• Written request: Reproduce the listing below in full and without alteration, apart from its pictures.

• Data:
================

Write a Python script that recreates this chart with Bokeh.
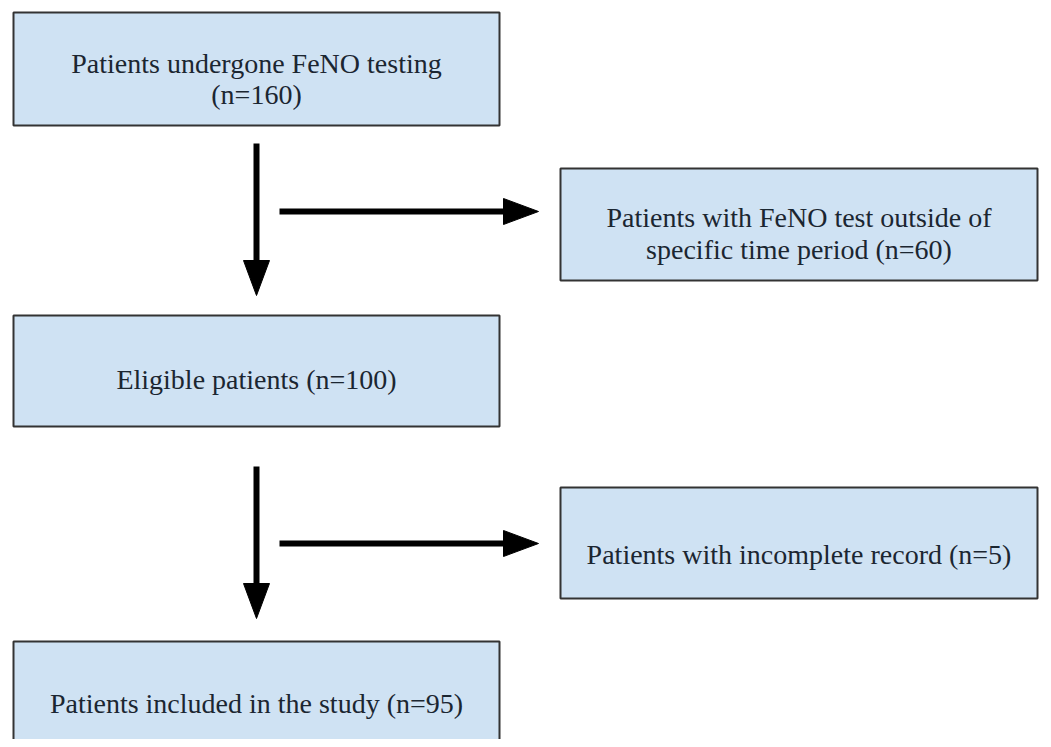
from bokeh.plotting import figure
from bokeh.models import Range1d, ColumnDataSource
from bokeh.core.properties import value
from bokeh.embed import file_html
from bokeh.resources import INLINE

# --- content ---
box_labels = [
    "Patients undergone FeNO testing\n(n=160)",
    "Patients with FeNO test outside of\nspecific time period (n=60)",
    "Eligible patients (n=100)",
    "Patients with incomplete record (n=5)",
    "Patients included in the study (n=95)",
]
counts = [160, 60, 100, 5, 95]

# --- layout (pixel coordinates) ---
left_x0, left_x1 = 13, 499
right_x0, right_x1 = 560, 1037
box_geom = [
    (left_x0, left_x1, 12, 125),
    (right_x0, right_x1, 168, 280),
    (left_x0, left_x1, 315, 426),
    (right_x0, right_x1, 487, 598),
    (left_x0, left_x1, 641, 800),
]
# baselines of each text line per box
text_baselines = [[63, 94], [217, 249], [379], [554], [703]]
# arrows: (x0, y0, x1, y1)
arrows = [
    (256, 143, 256, 295),
    (279, 211, 538, 211),
    (256, 466, 256, 618),
    (279, 543, 538, 543),
]

W, H = 1043, 739
p = figure(width=W, height=H, output_backend="svg", toolbar_location=None,
           x_range=Range1d(0, W), y_range=Range1d(H, 0),
           min_border=0)
p.axis.visible = False
p.grid.visible = False
p.outline_line_color = None
p.background_fill_color = "white"

src = ColumnDataSource(dict(
    left=[g[0] for g in box_geom], right=[g[1] for g in box_geom],
    top=[g[2] for g in box_geom], bottom=[g[3] for g in box_geom]))
p.quad(left="left", right="right", top="top", bottom="bottom", source=src,
       fill_color="#cfe2f3", line_color="#333333", line_width=2)

# text
tx, ty, tt = [], [], []
for (x0, x1, y0, y1), lab, bls in zip(box_geom, box_labels, text_baselines):
    cx = (x0 + x1) / 2
    for ln, b in zip(lab.split("\n"), bls):
        tx.append(cx)
        ty.append(b)
        tt.append(ln)
p.text(x=tx, y=ty, text=tt, text_font=value("Liberation Serif"),
       text_font_size="28px", text_color="#1b2631",
       text_align="center", text_baseline="alphabetic")

# arrows: shafts + triangular heads
head_len, head_w = 35, 26
for (x0, y0, x1, y1) in arrows:
    if x0 == x1:
        p.line([x0, x1], [y0, y1 - head_len + 2], line_width=6, line_color="black")
        p.patch([x1 - head_w / 2, x1 + head_w / 2, x1],
                [y1 - head_len, y1 - head_len, y1], color="black")
    else:
        p.line([x0, x1 - head_len + 2], [y0, y1], line_width=6, line_color="black")
        p.patch([x1 - head_len, x1 - head_len, x1],
                [y1 - head_w / 2, y1 + head_w / 2, y1], color="black")

open("out.html", "w").write(file_html(p, INLINE))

================

• Task response:
Write a Python script that recreates this chart with Bokeh.
from bokeh.plotting import figure
from bokeh.models import Range1d, ColumnDataSource
from bokeh.core.properties import value
from bokeh.embed import file_html
from bokeh.resources import INLINE

# --- content ---
box_labels = [
    "Patients undergone FeNO testing\n(n=160)",
    "Patients with FeNO test outside of\nspecific time period (n=60)",
    "Eligible patients (n=100)",
    "Patients with incomplete record (n=5)",
    "Patients included in the study (n=95)",
]
counts = [160, 60, 100, 5, 95]

# --- layout (pixel coordinates) ---
left_x0, left_x1 = 13, 499
right_x0, right_x1 = 560, 1037
box_geom = [
    (left_x0, left_x1, 12, 125),
    (right_x0, right_x1, 168, 280),
    (left_x0, left_x1, 315, 426),
    (right_x0, right_x1, 487, 598),
    (left_x0, left_x1, 641, 800),
]
# baselines of each text line per box
text_baselines = [[63, 94], [217, 249], [379], [554], [703]]
# arrows: (x0, y0, x1, y1)
arrows = [
    (256, 143, 256, 295),
    (279, 211, 538, 211),
    (256, 466, 256, 618),
    (279, 543, 538, 543),
]

W, H = 1043, 739
p = figure(width=W, height=H, output_backend="svg", toolbar_location=None,
           x_range=Range1d(0, W), y_range=Range1d(H, 0),
           min_border=0)
p.axis.visible = False
p.grid.visible = False
p.outline_line_color = None
p.background_fill_color = "white"

src = ColumnDataSource(dict(
    left=[g[0] for g in box_geom], right=[g[1] for g in box_geom],
    top=[g[2] for g in box_geom], bottom=[g[3] for g in box_geom]))
p.quad(left="left", right="right", top="top", bottom="bottom", source=src,
       fill_color="#cfe2f3", line_color="#333333", line_width=2)

# text
tx, ty, tt = [], [], []
for (x0, x1, y0, y1), lab, bls in zip(box_geom, box_labels, text_baselines):
    cx = (x0 + x1) / 2
    for ln, b in zip(lab.split("\n"), bls):
        tx.append(cx)
        ty.append(b)
        tt.append(ln)
p.text(x=tx, y=ty, text=tt, text_font=value("Liberation Serif"),
       text_font_size="28px", text_color="#1b2631",
       text_align="center", text_baseline="alphabetic")

# arrows: shafts + triangular heads
head_len, head_w = 35, 26
for (x0, y0, x1, y1) in arrows:
    if x0 == x1:
        p.line([x0, x1], [y0, y1 - head_len + 2], line_width=6, line_color="black")
        p.patch([x1 - head_w / 2, x1 + head_w / 2, x1],
                [y1 - head_len, y1 - head_len, y1], color="black")
    else:
        p.line([x0, x1 - head_len + 2], [y0, y1], line_width=6, line_color="black")
        p.patch([x1 - head_len, x1 - head_len, x1],
                [y1 - head_w / 2, y1 + head_w / 2, y1], color="black")

open("out.html", "w").write(file_html(p, INLINE))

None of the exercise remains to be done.